Subject: File No. SR-ISE-2009-32
From: Gerald Schneider

June 25, 2009

SEC
June 25, 2009
Gerald Schneider
Chicago, Illinois

To whom it may concern:

If the SEC was worried about customers getting good prices they should start looking at different segments of the NMS, one example is customer orders on the opening of exchanges, customers are given terrible fills on market orders,etc on the opening, 3 seconds later the real market is sometimes 20 cents to 70 cents better. Also, there should be mechanisms to prevent stale markets from being received to the market place. I will be filing a suit against a member of FINRA soon regarding this fraud. There are no systems or procedures available to protect customers, but there are plenty of measures to protect exchanges and member firms.

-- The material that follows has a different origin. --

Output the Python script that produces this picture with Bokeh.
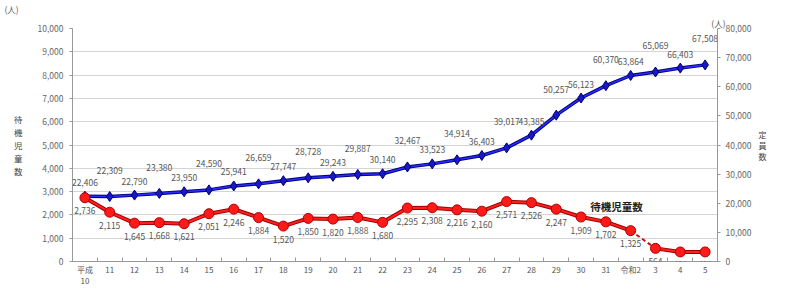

If you want more liquidity, have the ISE, CBOE and PHS eliminate cancels on penny options. How about you eliminate payment for order flow. How does anyone think this is legal. Seems like bribes to me. Looks like Rep. Conyers wife from Michigan is going to jail for taking bribes, how is this any different. Why is there no transparency? Why do the futures exchanges charge no cancels and offer SPAN margin for all customers. Why do exchanges and members receive more advantages than customers?

Should customers only put in orders to fill or can they not try to get better prices related to volatility by leaving standing orders. he reason why the clearing firms do not fight the ISE, CBOE & PHS is because they make so much money off our order flow, otherwise they would have blocked all of these anti-competitive & collusion practices by the CBOE & ISE. It is truly outstanding how MONEY affects policy with the SEC. These firms should not get paid extra for order flow. The payment for order policy only increases fraud.

I would extend the current penny program for another two years. Then make the decision to expand to all options to pennies or convert the entire penny program back to nickels and dimes.